The market capitalisation of Western Australia-listed companies, which comprise the Deloitte WA Index, rose for the third consecutive month in September, by 2% to A$145.7-billion.

While the ASX All Ordinaries also posted growth during the month, rising 1.8%, Western Australia led the country in terms of post-election optimism, based on the bimonthly Allianz Future Optimism Index.

At the same time, a shift in key economic fundamentals, including a lower Australian dollar and interest rates remaining at record lows, eased some of the pressure faced by exporters, as well as manufacturing, tourism, international education and retailing, said Richards.

However, he cautioned that the Western Australian economy still had challenges to overcome, as resource companies continued their efforts to reduce costs, rein in spending on large projects, and transition from a construction boom to a production boom.

Commodity prices surveyed were mixed during the month of September, Richards said, noting that tin prices rose 9.8%, as a result of a policy change in Indonesia, the world’s second-largest producer and largest exporter of the metal.

The requirement for Indonesian producers to trade the metal locally prior to exporting tin shipments had driven the value of tin upwards, which was the intended outcome of the policy.

Meanwhile, Brent crude oil prices fell 7.2% largely as a result of the likelihood of Allied military intervention in Syria receding, combined with the resumption of Libyan oil exports.

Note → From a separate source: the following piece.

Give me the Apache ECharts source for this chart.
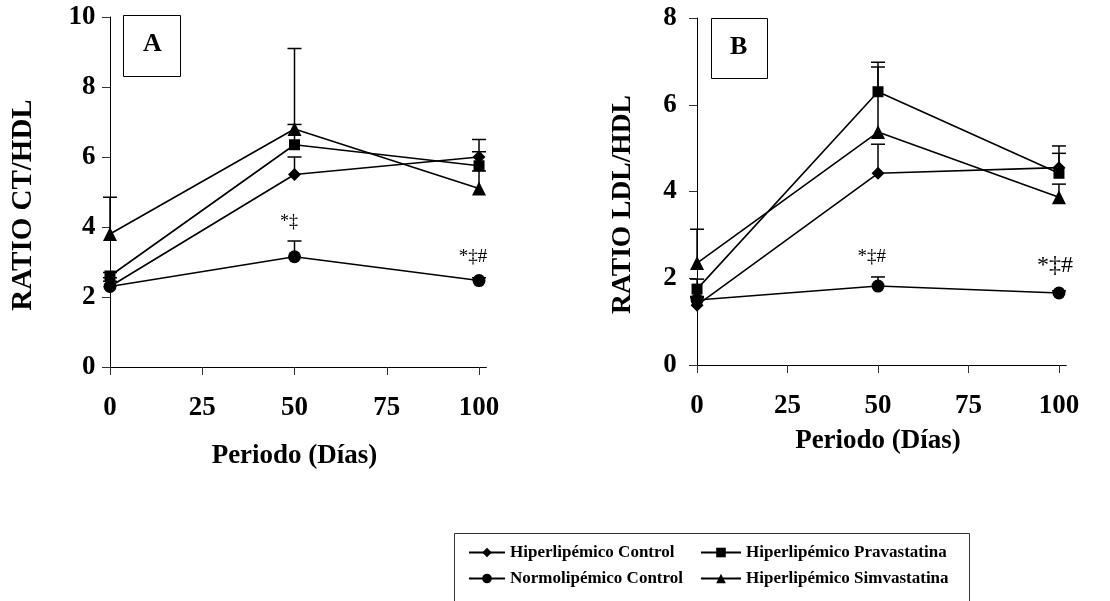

Further, the possibility of a US government shut down of inessential services towards the end of September, which subsequently came to pass on October 1, and a rise in US crude oil stockpiles, also pushed oil prices downwards, reaching a 12-week low at the end of September.

The Movers and Shakers for the month of September include Atrum Coal and Perilya, with increases in market capitalisation of 59.3% and 45.5% respectively.

Atrum, an emerging metallurgical coal explorer and developer, posted an increase in market capitalisation of A$97-million, to close the month at A$262-million, a rise of 59.3%.

The release of the results of a scoping study on the company’s primary project in British Columbia, the Groundhog project, in late August bolstered Atrum’s share price.

The company announced the project’s before-tax free cash flows would average A$119-million a year over the first five years, increasing to A$326-million a year if the ultimate saleable production target of three-million tonnes a year is reached.

Base metals mining and exploration company Perilya increased its market capitalisation by A$77-million over the month, from A$169-million to A$246-million.

This increase was attributable to a binding scheme implementation agreement, which Perilya entered into with its largest shareholder Zhongjin Lingnan Mining Company Limited (Zhongjin), which proposed Zhongjin acquire all outstanding shares in Perilya for A$0.35 per share.

The scheme meeting is expected to be held by early December.